A predicate question, however, is whether the Assembly has the authority to find that Chang was not qualified and refuse to seat him. The language of the New York Constitution cited above seems to allow it, but the legislature has delegated authority to challenge residency (and other qualifications of its members) to opposing candidates (and “citizen-objectors”) during the ballot access process, and to the New York Attorney General once an allegedly unqualified member takes their seat. In the first instance, the Election Law has a very detailed procedure to challenge a candidate’s bona fides, permitting a full-fledged adversarial proceeding and a judicial determination. (No such challenge to Chang’s residency was instituted.) And the Attorney General has the authority under the state’s Executive Law to institute a quo warranto proceeding in state Supreme Court, seeking to remove an unqualified public official (whether requested by the Assembly, any other citizen, or on its own motion). This proceeding would also allow for an adversarial process and a judicial determination.
Given the fact that Albany appears to have never excluded a duly-elected member (to be distinguished from “expelling” a member), assuming there is an adverse evaluation on residency, a referral to the Attorney General by the Assembly appears to be a more prudent course than refusing to seat Chang—especially because, as observed in 1971 by the U.S. District Court for the Southern District of New York in a case involving an improperly-elected Assembly member (Lehner v.

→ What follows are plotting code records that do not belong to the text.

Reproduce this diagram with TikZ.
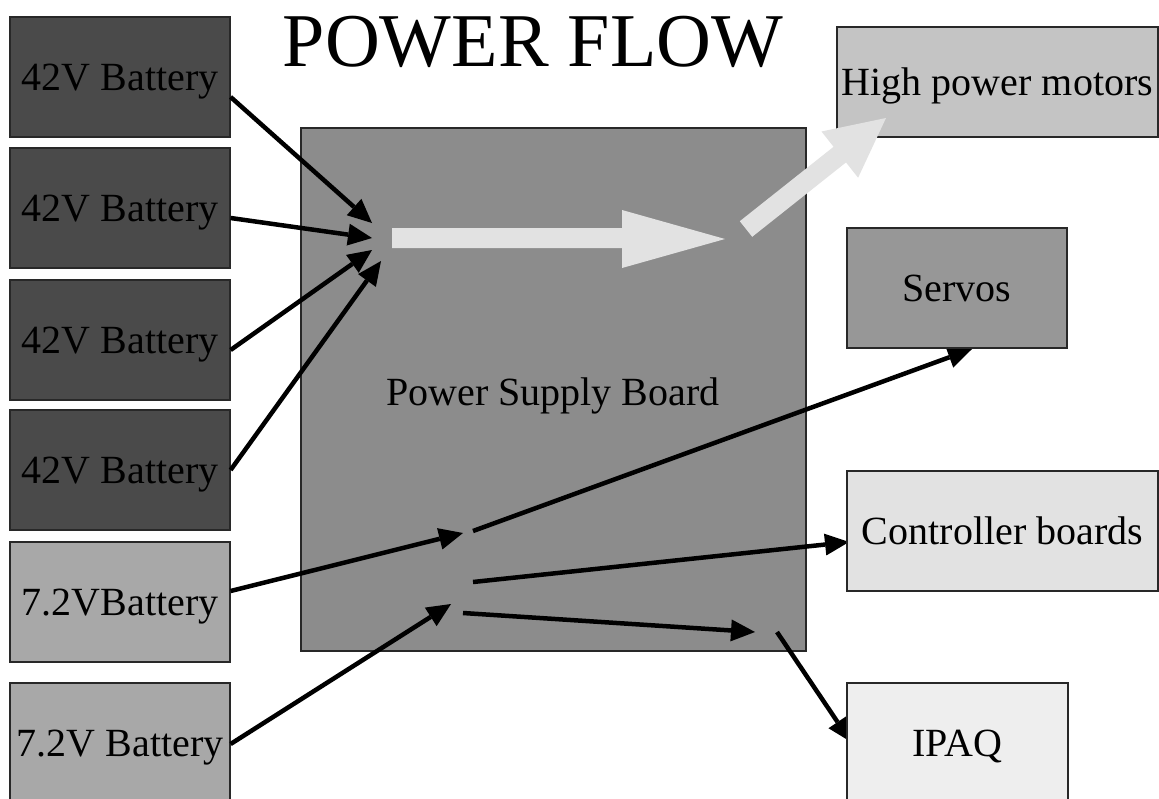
\documentclass[tikz,border=0pt]{standalone}
\usepackage{fontspec}
\setmainfont{Liberation Serif}
\usetikzlibrary{arrows.meta}
\pgfdeclarelayer{back}
\pgfdeclarelayer{front}
\pgfsetlayers{back,main,front}

\definecolor{edge}{RGB}{40,40,40}
\definecolor{bighv}{RGB}{74,74,74}
\definecolor{lowv}{RGB}{168,168,168}
\definecolor{boardgray}{RGB}{140,140,140}
\definecolor{motorgray}{RGB}{196,196,196}
\definecolor{servogray}{RGB}{151,151,151}
\definecolor{ctrlgray}{RGB}{226,226,226}
\definecolor{ipaqgray}{RGB}{238,238,238}
\definecolor{flowgray}{RGB}{226,226,226}

\begin{document}
\begin{tikzpicture}[x=1pt,y=-1pt,
  box/.style={draw=edge, line width=1.2pt, inner sep=0pt,
    font=\fontsize{40}{48}\selectfont, text height=27pt, text depth=0pt},
  battbox/.style={box, minimum width=220pt, minimum height=120pt},
  wire/.style={line width=4.5pt, -{Triangle[length=24pt,width=22pt,line width=0pt]}},
  flow/.style={fill=flowgray, draw=none}]

\useasboundingbox (0,0) rectangle (1159,798);

% background and the power supply board
\begin{pgfonlayer}{back}
  \fill[white] (0,0) rectangle (1159,798);
  \node[box, fill=boardgray, minimum width=505pt, minimum height=523pt]
    (board) at (553.5,389.5) {};
  \node[box, fill=motorgray, minimum width=321pt, minimum height=110pt]
    (motors) at (997.5,82) {High power motors};
\end{pgfonlayer}

% title
\node[anchor=base, inner sep=0pt, font=\fontsize{76}{90}\selectfont]
  (title) at (533,66) {POWER FLOW};

% board label
\node[anchor=base, inner sep=0pt, font=\fontsize{40}{48}\selectfont]
  (boardlabel) at (553,405) {Power Supply Board};

% batteries
\node[battbox, fill=bighv] (b1) at (120,77)  {42V Battery};
\node[battbox, fill=bighv] (b2) at (120,208) {42V Battery};
\node[battbox, fill=bighv] (b3) at (120,340) {42V Battery};
\node[battbox, fill=bighv] (b4) at (120,470) {42V Battery};
\node[battbox, fill=lowv]  (b5) at (120,602) {7.2VBattery};
\node[battbox, fill=lowv]  (b6) at (120,743) {7.2V Battery};

% loads that sit above their incoming wires
\begin{pgfonlayer}{front}
  \node[box, fill=servogray, minimum width=220pt, minimum height=120pt]
    (servos) at (957,288) {Servos};
  \node[box, fill=ctrlgray, minimum width=311pt, minimum height=120pt]
    (ctrl) at (1002.5,531) {Controller boards};
  \node[box, fill=ipaqgray, minimum width=221pt, minimum height=120pt]
    (ipaq) at (957.5,743) {IPAQ};
\end{pgfonlayer}

% wire end points
\coordinate (s1) at (b1.east |- 0,97);
\coordinate (s2) at (b2.east |- 0,218);
\coordinate (s3) at (b3.east |- 0,350);
\coordinate (s4) at (b4.east |- 0,470);
\coordinate (s5) at (b5.east |- 0,591);
\coordinate (s6) at (b6.east |- 0,744);
\coordinate (in1) at (372,223);
\coordinate (in2) at (372,238);
\coordinate (in3) at (372,250);
\coordinate (in4) at (381,261);
\coordinate (in5) at (463,533);
\coordinate (in6) at (451,604);
\coordinate (o1) at (473,531);
\coordinate (o2) at (473,582);
\coordinate (o3) at (463,613);
\coordinate (m3) at (755,632);
\coordinate (o4) at (777,632);
\coordinate (t1) at (972,349);
\coordinate (t2) at (849,542);
\coordinate (t3) at (851,742);

% battery wires into the board
\draw[wire] (s1) -- (in1);
\draw[wire] (s2) -- (in2);
\draw[wire] (s3) -- (in3);
\draw[wire] (s4) -- (in4);
\draw[wire] (s5) -- (in5);
\draw[wire] (s6) -- (in6);

% low-voltage outputs
\draw[wire] (o1) -- (t1);
\draw[wire] (o2) -- (t2);
\draw[wire] (o3) -- (m3);
\draw[wire] (o4) -- (t3);

% high power flow arrows
\fill[flow] (392,228) -- (622,228) -- (622,210) -- (725,239)
  -- (622,268) -- (622,248) -- (392,248) -- cycle;
\fill[flow] (739.8,221.2) -- (833.6,146.8) -- (821.5,131.5) -- (886,118)
  -- (858.1,177.7) -- (846.0,162.4) -- (752.2,236.8) -- cycle;

\end{tikzpicture}
\end{document}
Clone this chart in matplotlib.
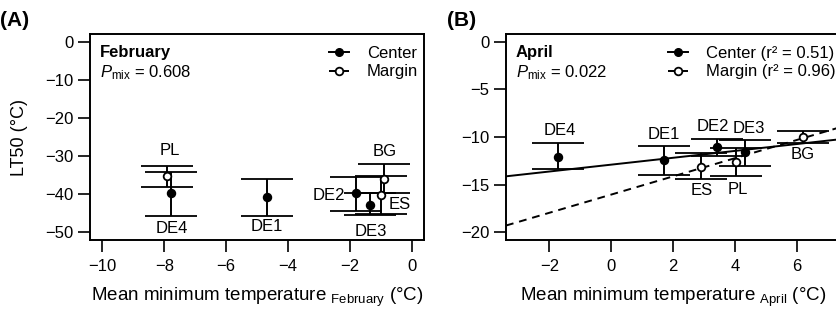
import matplotlib
matplotlib.use('Agg')
import matplotlib.pyplot as plt
from matplotlib.lines import Line2D
import numpy as np

plt.rcParams['font.family'] = ['Liberation Sans', 'DejaVu Sans']
plt.rcParams['mathtext.fontset'] = 'custom'
plt.rcParams['mathtext.rm'] = 'Liberation Sans'
plt.rcParams['mathtext.it'] = 'Liberation Sans:italic'
plt.rcParams['font.size'] = 12

# ---- Panel A: February ----
feb_center_sites = ['DE1', 'DE2', 'DE3', 'DE4']
feb_center_x = np.array([-4.69, -1.79, -1.36, -7.79])
feb_center_y = np.array([-40.7, -39.7, -42.9, -39.8])
feb_center_lo = np.array([-45.7, -44.3, -45.5, -45.7])
feb_center_hi = np.array([-35.9, -35.4, -39.8, -34.1])

feb_margin_sites = ['PL', 'ES', 'BG']
feb_margin_x = np.array([-7.90, -0.98, -0.90])
feb_margin_y = np.array([-35.3, -40.3, -36.1])
feb_margin_lo = np.array([-38.1, -45.3, -39.8])
feb_margin_hi = np.array([-32.5, -35.3, -32.1])

# ---- Panel B: April ----
apr_center_sites = ['DE1', 'DE2', 'DE3', 'DE4']
apr_center_x = np.array([1.70, 3.41, 4.33, -1.71])
apr_center_y = np.array([-12.4, -11.0, -11.6, -12.07])
apr_center_lo = np.array([-14.0, -12.0, -13.0, -13.4])
apr_center_hi = np.array([-10.9, -10.2, -10.3, -10.6])

apr_margin_sites = ['ES', 'PL', 'BG']
apr_margin_x = np.array([2.91, 4.03, 6.19])
apr_margin_y = np.array([-13.1, -12.6, -10.0])
apr_margin_lo = np.array([-14.4, -14.1, -10.66])
apr_margin_hi = np.array([-11.7, -11.2, -9.34])

# fitted lines (intercept, slope) for April
apr_center_fit = (-12.90, 0.36)
apr_margin_fit = (-16.04, 0.954)

# label offsets in pixels (dx, dy) relative to each point
feb_offsets = {'DE1': (0, -30), 'DE2': (-27, -2), 'DE3': (1, -26), 'DE4': (1, -35),
               'PL': (2, 26), 'ES': (18, -9), 'BG': (1, 28)}
apr_offsets = {'DE1': (0, 25), 'DE2': (-4, 20), 'DE3': (4, 24), 'DE4': (2, 26),
               'ES': (1, -24), 'PL': (2, -28), 'BG': (0, -17)}


def draw_points(ax, x, y, lo, hi, filled):
    ax.errorbar(x, y, yerr=[y - lo, hi - y], fmt='o', ms=5.5,
                mfc='black' if filled else 'white', mec='black', mew=1.3,
                ecolor='black', elinewidth=1.4, capsize=19, capthick=1.4,
                zorder=3 if filled else 4)


def label_points(ax, sites, x, y, offsets):
    for s, xi, yi in zip(sites, x, y):
        dx, dy = offsets[s]
        ax.annotate(s, (xi, yi), xytext=(dx, dy), textcoords='offset pixels',
                    ha='center', va='center', fontsize=12)


def style_axes(ax):
    for sp in ax.spines.values():
        sp.set_linewidth(1.4)
    ax.tick_params(axis='both', length=8.5, width=1.2, labelsize=12)
    ax.tick_params(axis='y', pad=3.5)
    ax.tick_params(axis='x', pad=5)
    ax.xaxis.set_label_coords(0.5, -0.222)


fig = plt.figure(figsize=(8.36, 3.12), dpi=100)
W, H = 836, 312
axA = fig.add_axes([90 / W, 72 / H, 334 / W, 206 / H])
axB = fig.add_axes([506 / W, 72 / H, 334 / W, 206 / H])

# Panel A
draw_points(axA, feb_center_x, feb_center_y, feb_center_lo, feb_center_hi, True)
draw_points(axA, feb_margin_x, feb_margin_y, feb_margin_lo, feb_margin_hi, False)
label_points(axA, feb_center_sites, feb_center_x, feb_center_y, feb_offsets)
label_points(axA, feb_margin_sites, feb_margin_x, feb_margin_y, feb_offsets)
axA.set_xlim(-10.4, 0.4)
axA.set_ylim(-52, 2)
axA.set_xticks(np.arange(-10, 1, 2))
axA.set_yticks(np.arange(-50, 1, 10))
axA.set_ylabel('LT50 (°C)', fontsize=13)
axA.yaxis.set_label_coords(-0.185, 0.5)
axA.set_xlabel(r'Mean minimum temperature $_{\mathrm{February}}$ (°C)', fontsize=13.5)
axA.text(0.03, 0.908, 'February', transform=axA.transAxes, fontweight='bold',
         va='center', ha='left')
axA.text(0.03, 0.811, r'$\mathit{P}_{\mathrm{mix}}$ = 0.608', transform=axA.transAxes,
         va='center', ha='left')
style_axes(axA)

# Panel B
draw_points(axB, apr_center_x, apr_center_y, apr_center_lo, apr_center_hi, True)
draw_points(axB, apr_margin_x, apr_margin_y, apr_margin_lo, apr_margin_hi, False)
label_points(axB, apr_center_sites, apr_center_x, apr_center_y, apr_offsets)
label_points(axB, apr_margin_sites, apr_margin_x, apr_margin_y, apr_offsets)
axB.set_xlim(-3.4, 7.4)
axB.set_ylim(-20.8, 0.8)
xs = np.array(axB.get_xlim())
axB.plot(xs, apr_center_fit[0] + apr_center_fit[1] * xs, color='black', lw=1.4, zorder=2)
axB.plot(xs, apr_margin_fit[0] + apr_margin_fit[1] * xs, color='black', lw=1.4,
         dashes=(4, 3), zorder=2)
axB.set_xticks(np.arange(-2, 7, 2))
axB.set_yticks(np.arange(-20, 1, 5))
axB.set_xlabel(r'Mean minimum temperature $_{\mathrm{April}}$ (°C)', fontsize=13.5)
axB.text(0.03, 0.908, 'April', transform=axB.transAxes, fontweight='bold',
         va='center', ha='left')
axB.text(0.03, 0.811, r'$\mathit{P}_{\mathrm{mix}}$ = 0.022', transform=axB.transAxes,
         va='center', ha='left')
style_axes(axB)


def legend_handles():
    h1 = Line2D([], [], color='black', lw=1.4, marker='o', ms=5.5, mfc='black', mec='black')
    h2 = Line2D([], [], color='black', lw=1.4, dashes=(3.2, 4.3), marker='o', ms=5.5,
                mfc='white', mec='black', mew=1.3)
    return [h1, h2]


leg_kw = dict(frameon=False, handlelength=1.2, handletextpad=1.05, labelspacing=0.2,
              borderpad=0, borderaxespad=0, fontsize=12)
axA.legend(legend_handles(), ['Center', 'Margin'], loc='upper right',
           bbox_to_anchor=(1 - 6 / 334, 1 - 12 / 206), **leg_kw)
axB.legend(legend_handles(), ['Center (r² = 0.51)', 'Margin (r² = 0.96)'],
           loc='upper left', bbox_to_anchor=(162 / 334, 1 - 12 / 206), **leg_kw)

fig.text(0 / W, 1 - 21 / H, '(A)', fontweight='bold', fontsize=15, va='center', ha='left')
fig.text(447 / W, 1 - 21 / H, '(B)', fontweight='bold', fontsize=15, va='center', ha='left')

fig.savefig('out.png', dpi=100)
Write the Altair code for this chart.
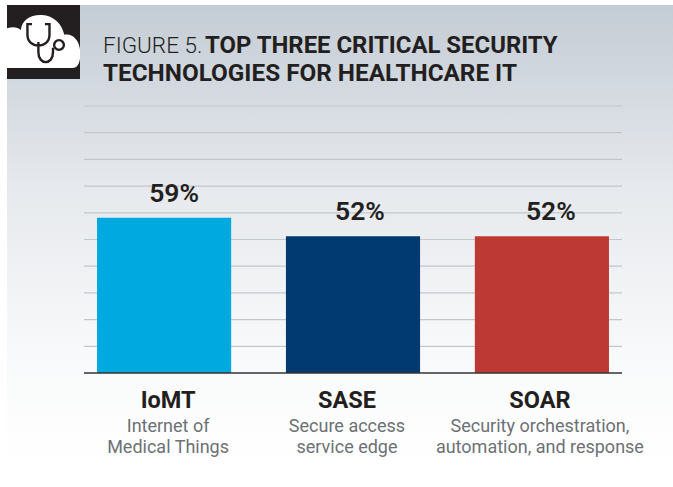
import altair as alt
import pandas as pd

names = ["IoMT", "SASE", "SOAR"]
shares = [59, 52, 52]
bar_colors = ["#00a9e0", "#003a70", "#bd3a34"]
first_lines = ["Internet of", "Secure access", "Security orchestration,"]
second_lines = ["Medical Things", "service edge", "automation, and response"]
grid_levels = [10.15, 20.3, 30.45, 40.6, 50.75, 60.9, 71.05, 81.2, 91.35, 101.5]
value_dx = [10, 7, 9]
caption_dx = [4, -6, -2]

W, H = 538, 267
LEFT, TOP = 84, 106

table = pd.DataFrame({
    "name": names,
    "share": shares,
    "label": [f"{s}%" for s in shares],
    "first": first_lines,
    "second": second_lines,
})

x_scale = alt.Scale(domain=names, paddingInner=0.29, paddingOuter=0.069)
y_scale = alt.Scale(domain=[0, 101.5], nice=False, zero=True)
x = alt.X("name:N", scale=x_scale, axis=None)
y = alt.Y("share:Q", scale=y_scale, axis=None)
colors = alt.Color("name:N", scale=alt.Scale(domain=names, range=bar_colors), legend=None)


def box(x0, x1, y0, y1):
    """Encoding for a rectangle given in page pixels."""
    return dict(
        x=alt.value(x0 - LEFT), x2=alt.value(x1 - LEFT),
        y=alt.value(y0 - TOP), y2=alt.value(y1 - TOP),
    )


def at(px, py):
    return dict(x=alt.value(px - LEFT), y=alt.value(py - TOP))


one = alt.Data(values=[{"k": 0}])

panel = alt.Chart(one).mark_rect(
    clip=False,
    color=alt.Gradient(
        gradient="linear", x1=0, y1=0, x2=0, y2=1,
        stops=[
            alt.GradientStop(color="#c4ccd5", offset=0),
            alt.GradientStop(color="#e6e9ed", offset=0.38),
            alt.GradientStop(color="#f8f9fa", offset=0.72),
            alt.GradientStop(color="#ffffff", offset=0.95),
        ],
    ),
).encode(**box(7, 673, 5, 487))

badge = alt.Chart(one).mark_rect(color="#231f20").encode(**box(7, 80, 5, 79))

# Icon outlines, in symbol units centred on the badge
cloud_path = (
    "M-1 0.71 L-1 -0.38 C-0.85 -0.42 -0.72 -0.42 -0.62 -0.33 "
    "C-0.6 -0.6 -0.35 -0.76 -0.04 -0.74 C0.28 -0.72 0.5 -0.5 0.57 -0.2 "
    "C0.8 -0.25 0.97 -0.05 1 0.2 L1 0.45 C0.98 0.6 0.92 0.71 0.8 0.71 Z"
)
tube_path = (
    "M-0.315 -0.49 L-0.44 -0.49 L-0.44 -0.2 C-0.44 0.2 0.164 0.2 0.164 -0.2 "
    "L0.164 -0.49 L0.04 -0.49 "
    "M-0.14 0 L-0.14 0.28 C-0.14 0.64 0.26 0.64 0.26 0.28 L0.26 0.16"
)
cloud = alt.Chart(one).mark_point(
    shape=cloud_path, size=73 ** 2, filled=True, fill="#ffffff", opacity=1, strokeWidth=0,
).encode(**at(43.5, 42))
tube = alt.Chart(one).mark_point(
    shape=tube_path, size=73 ** 2, filled=False, stroke="#231f20", strokeWidth=2.4, opacity=1,
).encode(**at(43.5, 42))
bell = alt.Chart(one).mark_point(
    shape="circle", size=95, filled=False, stroke="#231f20", strokeWidth=2.4, opacity=1,
).encode(**at(59, 45))

title_font = "Roboto"
title_parts = [
    ("FIGURE 5.", 103, 53, 300, 22.5),
    ("TOP THREE CRITICAL SECURITY", 205, 53, 700, 23.9),
    ("TECHNOLOGIES FOR HEALTHCARE IT", 103, 81, 700, 24.3),
]
titles = [
    alt.Chart(one).mark_text(
        text=txt, align="left", baseline="alphabetic", font=title_font,
        fontSize=size, fontWeight=wt, color="#231f20",
    ).encode(**at(px, py))
    for txt, px, py, wt, size in title_parts
]

gridlines = alt.Chart(pd.DataFrame({"v": grid_levels})).mark_rule(
    color="#c3c7cc", strokeWidth=1.2,
).encode(y=alt.Y("v:Q", scale=y_scale, axis=None))

bars = alt.Chart(table).mark_bar().encode(x=x, y=y, color=colors)

baseline = alt.Chart(pd.DataFrame({"v": [0]})).mark_rule(
    color="#333333", strokeWidth=1.5,
).encode(y=alt.Y("v:Q", scale=y_scale, axis=None))

values = [
    alt.Chart(table.iloc[[i]]).mark_text(
        font=title_font, fontSize=26.5, fontWeight=600, color="#231f20",
        dx=value_dx[i], dy=-16, baseline="alphabetic",
    ).encode(x=x, y=y, text="label:N")
    for i in range(len(names))
]


def caption(field, py, size, weight, color):
    return [
        alt.Chart(table.iloc[[i]]).mark_text(
            font=title_font, fontSize=size, fontWeight=weight, color=color,
            baseline="alphabetic", dx=caption_dx[i],
        ).encode(x=x, y=alt.value(py - TOP), text=f"{field}:N")
        for i in range(len(names))
    ]


layers = [panel, badge, cloud, tube, bell, *titles, gridlines, bars, baseline, *values]
layers += caption("name", 408, 23.5, 700, "#231f20")
layers += caption("first", 432, 18, 400, "#6d7175")
layers += caption("second", 453, 18, 400, "#6d7175")

chart = alt.layer(*layers).resolve_scale(x="shared", y="shared").properties(
    width=W,
    height=H,
    padding={"left": LEFT, "top": TOP, "right": 673 - LEFT - W, "bottom": 487 - TOP - H},
    autosize=alt.AutoSizeParams(type="none"),
    background="#ffffff",
).configure_view(stroke=None)

chart.save("out.html", embed_options={"renderer": "svg", "actions": False})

O’Rourke, 339 F. Supp. 309 (SDNY 1971)), New York has “fail[ed] to spell out a procedure for determining a challenged election by the legislature.” Unlike other states and the federal government (see the Federal Contested Elections Act), New York law is still bereft of such procedures. Referring the matter to the AG would avoid extensive litigation as to whether the Assembly has divested itself of its constitutional authority to judge the qualifications of its members when it enacted the Election Law and Executive Law; it would also avoid the issue of whether the absence of “spelled-out” procedures had deprived Chang of his due process rights; and it would prevent a constitutional imbroglio if exclusion by the Assembly were followed by a court proceeding that rendered a ruling favorable to Chang.
One caveat to this suggestion. In that same Lehner case referred to above, the Court also observed that then-Attorney General Louis Lefkowitz said that his office had no authority to bring a quo warranto proceeding with respect to a legislator. No citation is given and the issue was not litigated. And there appears to be no Formal or Informal Opinion on the subject issued by the Office of the Attorney General. My inference is that the then-AG told this to the court because, simply, he did not wish to get involved. Thus, it appears that his pronouncement is not equivalent to precedent and would not be binding on the current Attorney General.
All of this is to say that the Assembly is in uncharted waters. Of course, if the Committee or the full chamber finds that Chang did indeed satisfy the prescribed residency requirement, all these legal issues can be saved for another day. In any event, while Santos may be off the hook currently, Chang’s fate remains in the hands of the Assembly.